New York: Major-Market Operators Adjust to Sales Obstacles

May 23, 2005  •  Post A Comment

Though the consolidation wave that has taken the cable industry by storm in recent months has left the largest designated market area-New York-largely unaffected, the three cable operators doing local advertising sales business there are embracing change, adjusting to market forces and being innovative.

With more than 7.3 million households, the New York DMA remains one of the advertising community’s most important markets. Yet compared with other major markets in the United States, some might describe it as a bit fragmented.

The New York DMA does have an interconnect arrangement, but only two of the three dominant cable operators in the region-Cablevision Systems and Comcast-participate in it. Time Warner Cable, the third multiple system operator in the area and the one that serves the Manhattan borough, runs its own local cable ad sales effort. The company chose in 1998 to exit the New York Interconnect amid a disagreement over selling strategy.
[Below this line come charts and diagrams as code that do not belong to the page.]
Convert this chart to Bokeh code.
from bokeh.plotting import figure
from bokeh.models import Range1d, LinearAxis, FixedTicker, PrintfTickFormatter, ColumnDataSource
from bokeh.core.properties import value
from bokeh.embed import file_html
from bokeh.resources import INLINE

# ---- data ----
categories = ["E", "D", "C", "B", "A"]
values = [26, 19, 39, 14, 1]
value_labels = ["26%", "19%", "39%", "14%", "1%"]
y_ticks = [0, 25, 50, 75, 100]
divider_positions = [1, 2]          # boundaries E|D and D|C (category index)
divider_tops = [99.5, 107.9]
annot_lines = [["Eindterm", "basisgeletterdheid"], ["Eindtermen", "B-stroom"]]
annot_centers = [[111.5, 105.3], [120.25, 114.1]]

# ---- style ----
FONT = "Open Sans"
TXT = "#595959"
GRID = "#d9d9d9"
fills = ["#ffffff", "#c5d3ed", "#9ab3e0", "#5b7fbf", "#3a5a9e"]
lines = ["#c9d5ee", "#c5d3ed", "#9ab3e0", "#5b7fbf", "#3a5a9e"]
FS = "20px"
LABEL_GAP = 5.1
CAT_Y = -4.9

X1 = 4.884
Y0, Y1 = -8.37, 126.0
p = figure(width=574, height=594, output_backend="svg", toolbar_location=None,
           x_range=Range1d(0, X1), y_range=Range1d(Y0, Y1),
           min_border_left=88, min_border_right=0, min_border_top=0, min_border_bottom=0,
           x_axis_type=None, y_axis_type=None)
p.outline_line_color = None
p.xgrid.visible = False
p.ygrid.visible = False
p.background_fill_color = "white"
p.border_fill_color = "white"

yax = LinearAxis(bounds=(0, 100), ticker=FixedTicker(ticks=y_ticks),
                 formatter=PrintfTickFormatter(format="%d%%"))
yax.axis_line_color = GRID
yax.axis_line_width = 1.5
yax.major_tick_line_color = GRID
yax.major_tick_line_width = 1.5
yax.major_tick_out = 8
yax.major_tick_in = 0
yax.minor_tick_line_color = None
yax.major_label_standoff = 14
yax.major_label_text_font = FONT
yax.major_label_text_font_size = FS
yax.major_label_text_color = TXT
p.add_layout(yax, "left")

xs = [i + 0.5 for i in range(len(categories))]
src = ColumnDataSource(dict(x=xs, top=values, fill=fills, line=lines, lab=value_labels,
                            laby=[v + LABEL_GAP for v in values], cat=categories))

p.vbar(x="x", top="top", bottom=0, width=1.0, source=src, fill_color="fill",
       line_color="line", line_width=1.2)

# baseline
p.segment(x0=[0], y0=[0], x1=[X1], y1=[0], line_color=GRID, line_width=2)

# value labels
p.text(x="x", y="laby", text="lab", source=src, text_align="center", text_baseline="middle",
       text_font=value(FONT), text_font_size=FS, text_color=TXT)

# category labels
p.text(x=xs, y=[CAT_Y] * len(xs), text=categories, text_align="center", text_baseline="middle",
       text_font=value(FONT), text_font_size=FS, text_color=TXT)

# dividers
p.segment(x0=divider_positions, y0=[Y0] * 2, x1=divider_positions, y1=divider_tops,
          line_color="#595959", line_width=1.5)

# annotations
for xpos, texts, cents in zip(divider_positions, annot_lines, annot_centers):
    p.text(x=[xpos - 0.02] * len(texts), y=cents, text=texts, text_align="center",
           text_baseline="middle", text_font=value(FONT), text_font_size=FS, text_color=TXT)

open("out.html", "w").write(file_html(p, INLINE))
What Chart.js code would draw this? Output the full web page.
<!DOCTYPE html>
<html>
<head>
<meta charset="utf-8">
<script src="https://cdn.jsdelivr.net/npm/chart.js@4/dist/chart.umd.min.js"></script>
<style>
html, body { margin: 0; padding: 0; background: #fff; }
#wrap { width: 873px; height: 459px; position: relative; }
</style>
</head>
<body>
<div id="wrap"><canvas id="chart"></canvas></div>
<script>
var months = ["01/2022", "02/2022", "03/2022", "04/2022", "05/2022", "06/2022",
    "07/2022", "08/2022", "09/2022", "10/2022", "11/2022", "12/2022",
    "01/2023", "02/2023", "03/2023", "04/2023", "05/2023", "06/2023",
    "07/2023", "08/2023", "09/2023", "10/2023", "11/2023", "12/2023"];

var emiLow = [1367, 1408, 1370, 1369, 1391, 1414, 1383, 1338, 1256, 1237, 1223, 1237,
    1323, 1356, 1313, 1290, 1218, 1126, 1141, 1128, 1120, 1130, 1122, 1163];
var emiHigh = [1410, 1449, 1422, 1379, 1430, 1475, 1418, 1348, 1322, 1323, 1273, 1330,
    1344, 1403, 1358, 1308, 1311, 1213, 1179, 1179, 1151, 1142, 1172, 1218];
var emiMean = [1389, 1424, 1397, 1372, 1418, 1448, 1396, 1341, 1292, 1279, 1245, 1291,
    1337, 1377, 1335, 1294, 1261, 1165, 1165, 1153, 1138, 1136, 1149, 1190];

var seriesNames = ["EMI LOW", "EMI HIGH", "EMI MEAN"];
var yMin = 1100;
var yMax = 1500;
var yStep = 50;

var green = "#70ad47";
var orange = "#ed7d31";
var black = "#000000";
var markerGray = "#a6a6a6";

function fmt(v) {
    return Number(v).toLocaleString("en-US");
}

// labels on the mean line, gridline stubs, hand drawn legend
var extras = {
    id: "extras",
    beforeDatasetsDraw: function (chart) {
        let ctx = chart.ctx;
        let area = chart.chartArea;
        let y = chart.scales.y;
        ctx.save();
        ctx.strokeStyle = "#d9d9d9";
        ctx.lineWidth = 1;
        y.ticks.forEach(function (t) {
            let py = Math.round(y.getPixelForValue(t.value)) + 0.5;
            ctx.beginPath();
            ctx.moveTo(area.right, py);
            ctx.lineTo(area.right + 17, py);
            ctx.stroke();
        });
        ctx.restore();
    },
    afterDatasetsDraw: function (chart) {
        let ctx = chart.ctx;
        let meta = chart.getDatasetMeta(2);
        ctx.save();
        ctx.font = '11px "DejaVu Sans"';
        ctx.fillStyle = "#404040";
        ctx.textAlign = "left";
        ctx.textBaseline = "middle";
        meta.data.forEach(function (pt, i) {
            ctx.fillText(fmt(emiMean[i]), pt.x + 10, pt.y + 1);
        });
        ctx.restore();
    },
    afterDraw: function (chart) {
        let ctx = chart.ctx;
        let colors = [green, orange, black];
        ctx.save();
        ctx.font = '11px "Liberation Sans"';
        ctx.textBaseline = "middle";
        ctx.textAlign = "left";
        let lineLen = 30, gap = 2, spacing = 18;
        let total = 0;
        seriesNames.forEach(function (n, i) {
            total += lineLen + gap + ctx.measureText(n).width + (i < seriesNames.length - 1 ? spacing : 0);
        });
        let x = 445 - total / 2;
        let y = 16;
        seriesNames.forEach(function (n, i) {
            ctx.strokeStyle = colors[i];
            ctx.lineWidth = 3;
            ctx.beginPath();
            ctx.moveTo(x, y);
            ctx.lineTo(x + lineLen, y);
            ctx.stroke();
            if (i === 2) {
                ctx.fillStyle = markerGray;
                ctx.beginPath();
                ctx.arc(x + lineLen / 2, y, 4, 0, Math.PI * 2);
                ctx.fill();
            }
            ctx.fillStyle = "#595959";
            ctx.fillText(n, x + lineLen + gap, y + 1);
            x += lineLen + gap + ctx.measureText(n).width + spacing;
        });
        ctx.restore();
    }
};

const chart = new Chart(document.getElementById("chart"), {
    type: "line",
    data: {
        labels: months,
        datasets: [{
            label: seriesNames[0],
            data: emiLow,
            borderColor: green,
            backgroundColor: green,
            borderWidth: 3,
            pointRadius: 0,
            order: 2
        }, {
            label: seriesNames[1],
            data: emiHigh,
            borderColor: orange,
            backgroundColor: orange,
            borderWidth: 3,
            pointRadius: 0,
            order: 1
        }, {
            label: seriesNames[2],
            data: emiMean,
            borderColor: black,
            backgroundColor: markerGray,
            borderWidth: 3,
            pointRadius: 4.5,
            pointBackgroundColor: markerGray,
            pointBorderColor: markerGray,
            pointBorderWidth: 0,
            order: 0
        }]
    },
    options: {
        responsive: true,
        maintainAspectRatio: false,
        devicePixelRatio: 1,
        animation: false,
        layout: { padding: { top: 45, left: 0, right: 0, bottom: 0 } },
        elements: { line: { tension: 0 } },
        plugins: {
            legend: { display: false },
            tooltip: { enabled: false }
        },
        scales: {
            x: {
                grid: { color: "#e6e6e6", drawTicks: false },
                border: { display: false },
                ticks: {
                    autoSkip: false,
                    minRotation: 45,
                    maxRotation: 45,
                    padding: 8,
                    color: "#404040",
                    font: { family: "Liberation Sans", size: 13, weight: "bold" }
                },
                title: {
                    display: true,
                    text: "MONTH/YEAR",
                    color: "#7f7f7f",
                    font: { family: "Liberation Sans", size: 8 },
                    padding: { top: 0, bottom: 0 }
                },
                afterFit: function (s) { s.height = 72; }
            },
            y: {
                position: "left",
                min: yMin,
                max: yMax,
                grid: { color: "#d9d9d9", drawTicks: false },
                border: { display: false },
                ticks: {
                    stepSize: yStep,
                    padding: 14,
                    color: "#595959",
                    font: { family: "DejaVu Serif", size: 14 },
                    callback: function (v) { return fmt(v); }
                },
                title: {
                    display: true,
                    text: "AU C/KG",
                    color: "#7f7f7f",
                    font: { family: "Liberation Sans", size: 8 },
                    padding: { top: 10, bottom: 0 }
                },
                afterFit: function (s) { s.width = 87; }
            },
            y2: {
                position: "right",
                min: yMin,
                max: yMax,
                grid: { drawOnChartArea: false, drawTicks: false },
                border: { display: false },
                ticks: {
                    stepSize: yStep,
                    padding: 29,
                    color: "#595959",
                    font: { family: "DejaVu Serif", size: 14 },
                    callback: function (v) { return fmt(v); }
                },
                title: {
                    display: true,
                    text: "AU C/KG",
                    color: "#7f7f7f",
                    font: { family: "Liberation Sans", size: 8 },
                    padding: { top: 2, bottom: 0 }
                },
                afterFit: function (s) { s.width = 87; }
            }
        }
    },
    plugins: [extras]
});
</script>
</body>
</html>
The result is that advertisers must make two phone calls when they want to run ads on local cable systems in the region, and while officials from both the New York Interconnect and Time Warner acknowledge the arrangement is less than ideal, they also say that it has not hindered either from getting business.

“Some say we would benefit greatly if we were together, but at the end of the day the bigger question is, are we satisfied with the money [we’re taking in], and the answer is undoubtedly yes,” said Larry Fischer, president of Time Warner Cable Media Sales. “There is always plenty of compelling programming to sell, and having our own news product [NY1] ties a nice bow around everything.”

Indeed, if a media buyer calls only the New York Interconnect, it will capture cable subscribers in New York’s surrounding suburbs, including Long Island, and Westchester County, N.Y.; southern Connecticut; and a good chunk of New Jersey. Parts of New York City, including Manhattan, would be missed.

But that doesn’t mean the two groups don’t talk to each other. Ed Renicker, the general manager of New York Interconnect, said the two sales forces maintain ties and work together whenever a client requests it.

“The reality is, I think, that we have a very good relationship from an ad-sales standpoint,” he said. “We both want to make it easier for clients and agencies, and if we need to go in together to meet with a client, we’ll do it.”

To ensure the clients remain happy, both Time Warner and the New York Interconnect are aggressively working on offering advertisers tools that enable them to take advantage of both evolving viewer trends and the emergence of new technologies such as video-on-demand and digital video recorders.

At Time Warner efforts are under way to experiment with running ads on the cable operator’s VOD service and the company is exploring ways to make advertising interactive through cable set-top boxes.

“DVR penetration is accelerating, and VOD is taking away from traditional viewing,” Mr. Fischer said. “It’s up to us to create unique advertising units that are going to be different from what advertisers are used to, but are equally powerful.”

The New York Interconnect is exploring similar developments, while at the same time examining ways to streamline processes to make it easier for advertisers to upload avails data as well as perform such tasks as keying in orders.